Um juiz, por exemplo (rico ou desafogado), será que aceitava ser comandado por um indivíduo hierarquicamente (na sociedade-económico-laboral) inferior a ele?

Agora façamos um esforço e imaginemos que um indivíduo com as características socio-económicas atrás mencionadas se entrega verdadeiramente à nossa Causa e aceita a nossa Hierarquia – não é fácil, pois não? Mas se por acaso isso acontecer sabemos então perfeitamente que estamos na presença de um Homem Diferenciado. Alguém que ultrapassou o homo economicus que há em si.

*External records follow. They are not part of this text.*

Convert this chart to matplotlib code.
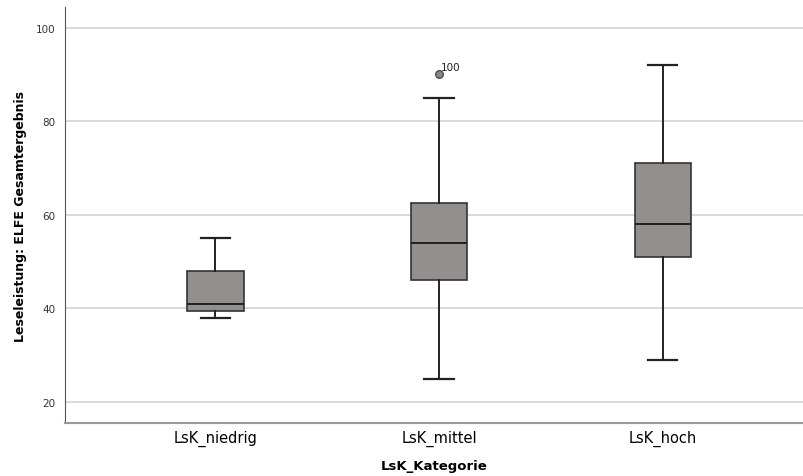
import matplotlib
matplotlib.use("Agg")
import matplotlib.pyplot as plt

# Werte
kategorien = ["LsK_niedrig", "LsK_mittel", "LsK_hoch"]
whisker_unten = [38, 25, 29]
q1 = [39.5, 46, 51]
median = [41, 54, 58]
q3 = [48, 62.5, 71]
whisker_oben = [55, 85, 92]
ausreisser = [[], [90], []]
ausreisser_fall = [[], ["100"], []]

stats = []
for i in range(len(kategorien)):
    stats.append(dict(label=kategorien[i], whislo=whisker_unten[i], q1=q1[i],
                      med=median[i], q3=q3[i], whishi=whisker_oben[i],
                      fliers=ausreisser[i]))

fig = plt.figure(figsize=(8.04, 4.77), dpi=100)
ax = fig.add_axes([0.081, 0.111, 0.919, 0.872])

pos = [1, 2, 3]
ax.bxp(stats, positions=pos, widths=0.254, patch_artist=True,
       boxprops=dict(facecolor="#938f8d", edgecolor="#333333", linewidth=1.2),
       medianprops=dict(color="#222222", linewidth=1.4),
       whiskerprops=dict(color="#222222", linewidth=1.4),
       capprops=dict(color="#222222", linewidth=1.6),
       flierprops=dict(marker="o", markerfacecolor="#8a8684", markeredgecolor="#444444",
                       markersize=5.5, markeredgewidth=0.9),
       capwidths=0.13, zorder=3)

for i in range(len(kategorien)):
    for v, t in zip(ausreisser[i], ausreisser_fall[i]):
        ax.annotate(t, (pos[i], v), xytext=(1.5, 3), textcoords="offset points",
                    fontsize=7.5, color="#222222")

ax.set_xlim(0.33, 3.63)
ax.set_ylim(15.5, 104.4)
ax.set_yticks([20, 40, 60, 80, 100])
ax.yaxis.grid(True, color="#d4d4d4", linewidth=1.2, zorder=0)
ax.set_axisbelow(True)
ax.tick_params(axis="y", length=0, labelsize=7.5, pad=7, labelcolor="#333333")
ax.tick_params(axis="x", length=0, labelsize=10.5, pad=5)

for s in ["top", "right"]:
    ax.spines[s].set_visible(False)
ax.spines["left"].set_color("#555555")
ax.spines["bottom"].set_color("#999999")
ax.spines["bottom"].set_linewidth(1.5)

ax.set_xlabel("LsK_Kategorie", fontsize=9.5, fontweight="bold", labelpad=9)
ax.set_ylabel("Leseleistung: ELFE Gesamtergebnis", fontsize=9, fontweight="bold", labelpad=6)

fig.savefig("out.png", dpi=100)
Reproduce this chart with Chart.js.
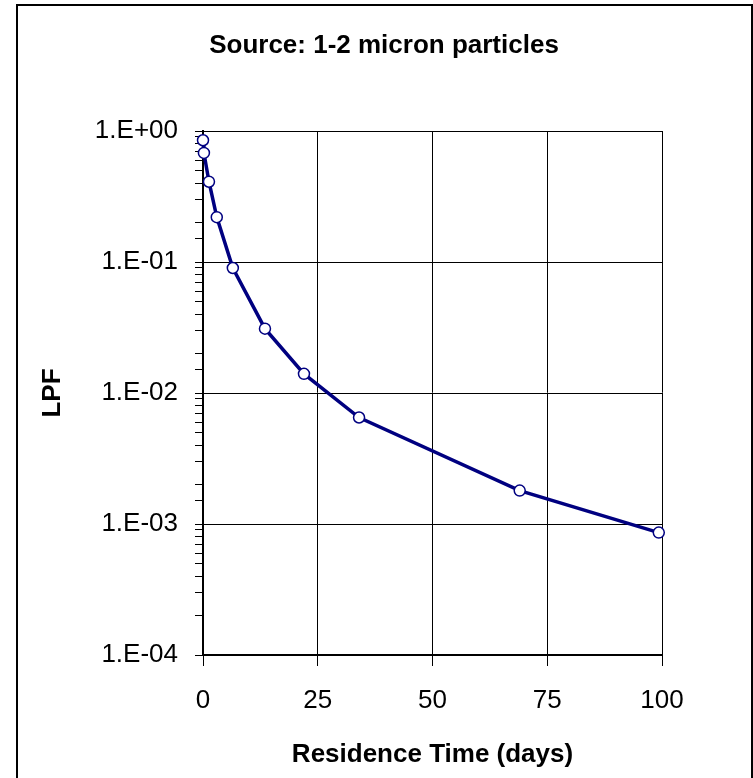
<!DOCTYPE html>
<html>
<head>
<meta charset="utf-8">
<script src="https://cdn.jsdelivr.net/npm/chart.js@4/dist/chart.umd.min.js"></script>
<style>
  html, body { margin: 0; padding: 0; background: #fff; }
  #wrap { position: relative; width: 753px; height: 778px; overflow: hidden; }
  #frame { position: absolute; left: 16px; top: 4px; width: 737px; height: 800px; box-sizing: border-box; border: 2px solid #000; pointer-events: none; }
  canvas { position: absolute; left: 0; top: 0; }
</style>
</head>
<body>
<div id="wrap">
  <canvas id="c" width="753" height="778"></canvas>
  <div id="frame"></div>
</div>
<script>
const chartTitle = "Source: 1-2 micron particles";
const xAxisTitle = "Residence Time (days)";
const yAxisTitle = "LPF";
const residenceDays = [0, 0.2, 1.3, 3, 6.5, 13.5, 22, 34, 69, 99.3];
const lpfValues = [0.85, 0.68, 0.41, 0.22, 0.09, 0.031, 0.014, 0.0065, 0.0018, 0.00086];
const xTicks = [0, 25, 50, 75, 100];
const yDecades = [1e-4, 1e-3, 1e-2, 1e-1, 1];

const FONT = "'Liberation Sans', Arial, sans-serif";

function isDecade(v) {
  const e = Math.round(Math.log10(v));
  return Math.abs(v / Math.pow(10, e) - 1) < 1e-6;
}
function sciLabel(v) {
  const e = Math.round(Math.log10(v));
  const s = e < 0 ? '-' : '+';
  const a = Math.abs(e);
  return '1.E' + s + (a < 10 ? '0' : '') + a;
}

const titlePlugin = {
  id: 'customTitle',
  afterDraw(chart) {
    const ctx = chart.ctx;
    ctx.save();
    ctx.font = 'bold 26px ' + FONT;
    ctx.fillStyle = '#000';
    ctx.textAlign = 'center';
    ctx.textBaseline = 'middle';
    ctx.fillText(chartTitle, 384, 46);
    ctx.restore();
  }
};

const points = residenceDays.map((x, i) => ({ x: x, y: lpfValues[i] }));

new Chart(document.getElementById('c'), {
  type: 'scatter',
  data: {
    datasets: [{
      data: points,
      showLine: true,
      borderColor: '#000080',
      borderWidth: 3.5,
      backgroundColor: '#ffffff',
      pointBackgroundColor: '#ffffff',
      pointBorderColor: '#000080',
      pointBorderWidth: 1.5,
      pointRadius: 5.5,
      tension: 0,
      clip: false
    }]
  },
  options: {
    responsive: false,
    animation: false,
    devicePixelRatio: 1,
    layout: { padding: { top: 131, left: 17, right: 91, bottom: 0 } },
    plugins: { legend: { display: false }, title: { display: false }, tooltip: { enabled: false } },
    scales: {
      x: {
        type: 'linear',
        min: 0, max: 100,
        afterBuildTicks(scale) { scale.ticks = xTicks.map(v => ({ value: v })); },
        afterFit(scale) { scale.height = 123; },
        ticks: {
          color: '#000',
          font: { family: FONT, size: 26 },
          padding: 19,
          maxRotation: 0,
          autoSkip: false
        },
        grid: { color: '#000', lineWidth: 1, tickLength: 11, tickColor: '#000', tickWidth: 1 },
        border: { color: '#000', width: 2 },
        title: {
          display: true, text: xAxisTitle, color: '#000',
          font: { family: FONT, size: 26, weight: 'bold' },
          padding: { top: 0, bottom: 8 }
        }
      },
      y: {
        type: 'logarithmic',
        min: 1e-4, max: 1,
        afterFit(scale) { scale.width = 186; },
        ticks: {
          color: '#000',
          font: { family: FONT, size: 26 },
          padding: 17,
          autoSkip: false,
          callback(v) { return isDecade(v) && yDecades.some(d => Math.abs(d / v - 1) < 1e-6) ? sciLabel(v) : ''; }
        },
        grid: {
          color: ctx => (ctx.tick && isDecade(ctx.tick.value)) ? '#000' : 'rgba(0,0,0,0)',
          lineWidth: 1,
          tickLength: 8,
          tickColor: '#000',
          tickWidth: 1
        },
        border: { color: '#000', width: 2 },
        title: {
          display: true, text: yAxisTitle, color: '#000',
          font: { family: FONT, size: 26, weight: 'bold' },
          padding: { top: 20, bottom: 0 }
        }
      }
    }
  },
  plugins: [titlePlugin]
});
</script>
</body>
</html>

O problema é quando no nosso íntimo continua latente a necessidade, diríamos primária, de subirmos na Hierarquia de Ferro, não com a intenção de obtermos meios (as armas do inimigo) para ajudar a Hierarquia de Ouro, mas para simplesmente conseguir ouro galgando os degraus do ferro.

Somos soldados, e se bem que o ouro seja também para nós aliciante, não nos deixaremos ofuscar pelo seu brilho nem faremos dele o nosso objectivo. As nossas riquezas são: as nossas armas, os nossos camaradas, a nossa Ordem e a serena vontade de sermos Diferenciados num mundo em ruínas.

Sabemos que outros núcleos, outros movimentos, outras irmandades se organizam e laboram, tal como nós, em prol do advento de uma nova Idade de Ouro. Haverá em cada elemento ou grupo propensões diferentes próprias do carácter e personalidade de quem as integra e dirige: haverá vocações guerreiras, outras culturais, outras místicas ou mais espirituais e outras ainda políticas, estas talvez as que menos nos interessam como forma prática de actuação. No contexto actual tal acção não passaria de passatempo enganador… Alguns de nós que estivemos mais ou menos envolvidos e participamos nalgumas manifestações políticas sabemos que cada ilusão de avanço tem levado a um maior recuo.

Portanto pormos em evidência uma acção política externa, e é disso que estamos a falar, sobretudo a nós tradicionalistas evolianos, não nos traria grandes vantagens. O nosso trabalho é sobretudo interno e, embora com algumas nuances pragmáticas, não é para nós mas para as futuras gerações. Isto não põe de lado, como é óbvio, a hipótese de darmos o nosso contributo, marcando presença, sempre que acharmos necessário.